Does Predestination Make the Problem of Evil More Pressing?

[From a short article written for the ILIAD Forum.]

This is a tough question to answer in a short space, not least because it ties together two complex and controversial topics! Let’s begin with some basic definitions. The problem of evil refers to the challenge of reconciling the reality of evil with the existence of an all-good, all-powerful God. If God is all-good, presumably he would want to prevent all evil. If God is all-powerful, presumably he would be able to prevent all evil. How then can God and evil co-exist?
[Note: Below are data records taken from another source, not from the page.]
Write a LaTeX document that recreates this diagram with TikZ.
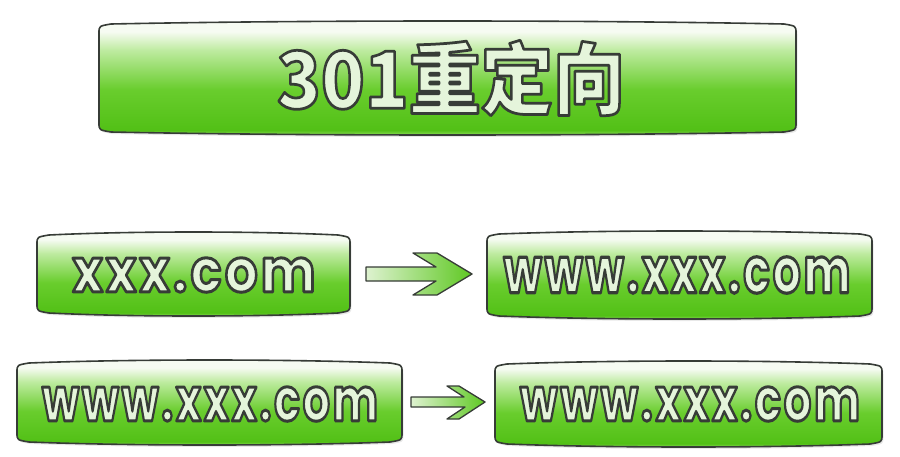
\documentclass[tikz,border=0pt]{standalone}
\usepackage{fontspec}
\usepackage{graphicx}
\usetikzlibrary{shadows}
\newfontfamily\latinf{Poppins}[LetterSpace=6]
\newfontfamily\cjk{Noto Sans CJK SC}
\definecolor{gHi}{RGB}{150,225,100}
\definecolor{gBot}{RGB}{82,192,22}
\definecolor{gMid}{RGB}{105,205,45}
\definecolor{gUp}{RGB}{190,235,160}
\definecolor{gTop}{RGB}{246,251,242}
\definecolor{edge}{RGB}{55,60,55}
\definecolor{txtfill}{RGB}{232,246,222}
\definecolor{arL}{RGB}{222,242,208}
\definecolor{arR}{RGB}{95,200,35}
\pgfdeclareverticalshading{glass}{100bp}{color(0bp)=(gHi); color(25bp)=(gHi); color(27.5bp)=(gBot); color(45bp)=(gMid); color(62bp)=(gUp); color(70bp)=(gTop); color(75bp)=(gTop); color(100bp)=(gTop)}
\newcommand\otext[4]{\resizebox{#1}{#2}{{\color{txtfill}\special{pdf:literal q 2 Tr 1 j #3 w 0.216 0.235 0.216 RG 0.90 0.96 0.86 rg}#4\special{pdf:literal Q}}}}
\newcommand\glassbox[4]{%
 \pgfmathsetmacro\ga{#1+12}\pgfmathsetmacro\gb{#3-12}%
 \pgfmathsetmacro\gc{#1+0.3*(#3-#1)}\pgfmathsetmacro\gd{#3-0.3*(#3-#1)}%
 \path[gbox] (#1,#4-12) -- (#1,#2+12) .. controls (#1,#2+5) .. (\ga,#2+3)
   .. controls (\gc,#2-1) and (\gd,#2-1) .. (\gb,#2+3)
   .. controls (#3,#2+5) .. (#3,#2+12) -- (#3,#4-12)
   .. controls (#3,#4-5) .. (\gb,#4-3)
   .. controls (\gd,#4+1) and (\gc,#4+1) .. (\ga,#4-3)
   .. controls (#1,#4-5) .. (#1,#4-12) -- cycle;}
\tikzset{
  gbox/.style={shading=glass, draw=edge, line width=1.6pt, line join=round,
    drop shadow={opacity=0.18, shadow xshift=1.5pt, shadow yshift=-2pt}},
  lbl/.style={inner sep=0pt, anchor=center},
  garrow/.style={left color=arL, right color=arR, draw=edge, line width=1.3pt, line join=round}
}
\begin{document}
\begin{tikzpicture}[x=1pt,y=-1pt]
\useasboundingbox[fill=white] (0,0) rectangle (900,456);
% title
\glassbox{99}{21}{796}{135}
\node[lbl] (title) at (451,78) {\otext{348pt}{68pt}{0.35}{\cjk\bfseries 301重定向}};
% row 1
\glassbox{37}{232}{350}{316}
\node[lbl] (t1) at (194,275) {\otext{243pt}{34pt}{0.5}{\latinf\bfseries xxx.com}};
\glassbox{487}{231}{872}{319}
\node[lbl] (t2) at (677,275) {\otext{347pt}{36pt}{0.5}{\latinf\bfseries www.xxx.com}};
% row 2
\glassbox{17}{360}{402}{445}
\node[lbl] (t3) at (210,404) {\otext{336pt}{34pt}{0.5}{\latinf\bfseries www.xxx.com}};
\glassbox{495}{361}{882}{447}
\node[lbl] (t4) at (690,404) {\otext{340pt}{34pt}{0.5}{\latinf\bfseries www.xxx.com}};
% arrows
\path[garrow] (366,267) -- (436,267) -- (413,253) -- (437,253) -- (472,274)
  -- (437,295) -- (413,295) -- (436,281) -- (366,281) -- cycle;
\path[garrow] (411,397) -- (464,397) -- (447,386) -- (459,386) -- (485,402)
  -- (459,419) -- (447,419) -- (465,407) -- (411,407) -- cycle;
\end{tikzpicture}
\end{document}
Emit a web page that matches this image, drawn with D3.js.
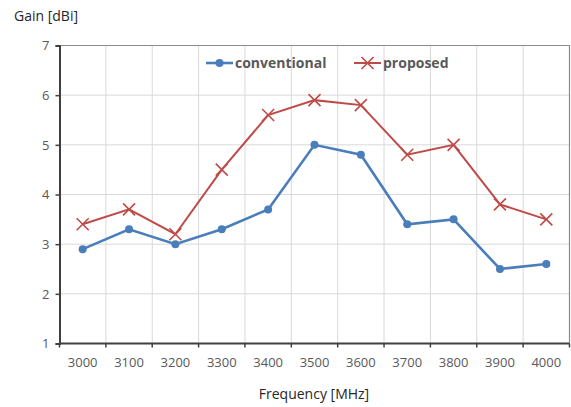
<!DOCTYPE html>
<html><head><meta charset="utf-8">
<script src="https://cdn.jsdelivr.net/npm/d3@7"></script>
<style>body{margin:0;background:#fff}svg{display:block}</style>
</head><body><svg id="c" width="571" height="407"></svg>
<script>
const categories = ["3000","3100","3200","3300","3400","3500","3600","3700","3800","3900","4000"];
const conventional = [2.9,3.3,3.0,3.3,3.7,5.0,4.8,3.4,3.5,2.5,2.6];
const proposed = [3.4,3.7,3.2,4.5,5.6,5.9,5.8,4.8,5.0,3.8,3.5];
const yTicks = [1,2,3,4,5,6,7];

const svg = d3.select("#c");
const L=59.5, R=569.5, T=45.5, B=343.5;
const x = d3.scaleBand().domain(categories).range([L,R]);
const y = d3.scaleLinear().domain([1,7]).range([B,T]);
const font = "'Open Sans', 'Liberation Sans', sans-serif";

// gridlines
svg.append("g").selectAll("line.h").data(yTicks).join("line")
  .attr("x1",L).attr("x2",R).attr("y1",d=>y(d)).attr("y2",d=>y(d))
  .attr("stroke","#d9d9d9").attr("stroke-width",1);
const bounds = categories.map(c=>x(c)).concat([R]);
svg.append("g").selectAll("line.v").data(bounds.slice(1)).join("line")
  .attr("x1",d=>d).attr("x2",d=>d).attr("y1",T).attr("y2",B)
  .attr("stroke","#d9d9d9").attr("stroke-width",1);
// plot border top/right
svg.append("path").attr("d",`M${L},${T}H${R}V${B}`).attr("fill","none").attr("stroke","#8c8c8c").attr("stroke-width",1.2);

// axes
const yAxis = d3.axisLeft(y).tickValues(yTicks).tickSize(4).tickPadding(6).tickFormat(d3.format("d"));
const gy = svg.append("g").attr("transform",`translate(${L},0)`).call(yAxis);
const gx = svg.append("g").attr("transform",`translate(0,${B})`);
gx.append("line").attr("x1",L).attr("x2",R).attr("stroke","#404040").attr("stroke-width",2);
gx.selectAll("line.t").data(bounds).join("line").attr("class","t")
  .attr("x1",d=>d).attr("x2",d=>d).attr("y1",0).attr("y2",4).attr("stroke","#404040").attr("stroke-width",1.5);
gx.selectAll("text").data(categories).join("text")
  .attr("x",d=>x(d)+x.bandwidth()/2).attr("y",23).attr("text-anchor","middle")
  .attr("fill","#595959").attr("font-size",13).attr("font-family",font).text(d=>d);
gy.select(".domain").attr("stroke","#404040").attr("stroke-width",2);
gy.selectAll(".tick line").attr("stroke","#404040").attr("stroke-width",1.5);
gy.selectAll(".tick text").attr("fill","#595959").attr("font-size",13).attr("font-family",font);

// series
const cx = (d,i)=>x(categories[i])+x.bandwidth()/2;
const line = d3.line().x(cx).y(d=>y(d));
svg.append("path").datum(proposed).attr("d",line).attr("fill","none").attr("stroke","#be4b48").attr("stroke-width",2);
svg.append("path").datum(conventional).attr("d",line).attr("fill","none").attr("stroke","#4a7ebb").attr("stroke-width",2.6);
svg.append("g").selectAll("circle").data(conventional).join("circle")
  .attr("cx",cx).attr("cy",d=>y(d)).attr("r",4).attr("fill","#4a7ebb");
const s=6;
svg.append("g").selectAll("path").data(proposed).join("path")
  .attr("d",(d,i)=>{const px=cx(d,i),py=y(d);return `M${px-s},${py-s}L${px+s},${py+s}M${px-s},${py+s}L${px+s},${py-s}`;})
  .attr("stroke","#be4b48").attr("stroke-width",1.6).attr("fill","none");

// legend
const lg = svg.append("g");
lg.append("line").attr("x1",206).attr("x2",233).attr("y1",63).attr("y2",63).attr("stroke","#4a7ebb").attr("stroke-width",2.6);
lg.append("circle").attr("cx",219.5).attr("cy",63).attr("r",4).attr("fill","#4a7ebb");
lg.append("text").attr("x",235).attr("y",68).attr("font-size",14).attr("font-weight","bold").attr("fill","#595959").attr("font-family",font).text("conventional");
lg.append("line").attr("x1",354).attr("x2",381).attr("y1",63).attr("y2",63).attr("stroke","#be4b48").attr("stroke-width",2);
lg.append("path").attr("d",`M${367.5-s},${63-s}L${367.5+s},${63+s}M${367.5-s},${63+s}L${367.5+s},${63-s}`).attr("stroke","#be4b48").attr("stroke-width",1.6);
lg.append("text").attr("x",383).attr("y",68).attr("font-size",14).attr("font-weight","bold").attr("fill","#595959").attr("font-family",font).text("proposed");

// titles
svg.append("text").attr("x",14).attr("y",21).attr("font-size",14).attr("fill","#262626").attr("font-family",font).text("Gain [dBi]");
svg.append("text").attr("x",314).attr("y",399).attr("text-anchor","middle").attr("font-size",14).attr("fill","#262626").attr("font-family",font).text("Frequency [MHz]");
</script></body></html>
As many Christian philosophers have pointed out, the apparent logical conflict can be resolved once we recognize that God could have morally sufficient reasons for permitting an evil; for example, if permitting that evil were necessary to accomplish some greater good. Thus, there is no inherent conflict between the existence of an all-good, all-powerful God and the existence of evil. This insight points us in the direction of a greater-good theodicy: a more detailed explanation of why God permits various evils within the world, whether natural evils (such as diseases and earthquakes) or moral evils (such as murders and rapes). Christian thinkers have developed and defended a variety of greater-good theodicies, but it’s enough for our purposes here to recognize that such theodicies exist and many of them are complementary (i.e., they can be combined to address a wide range of different evils).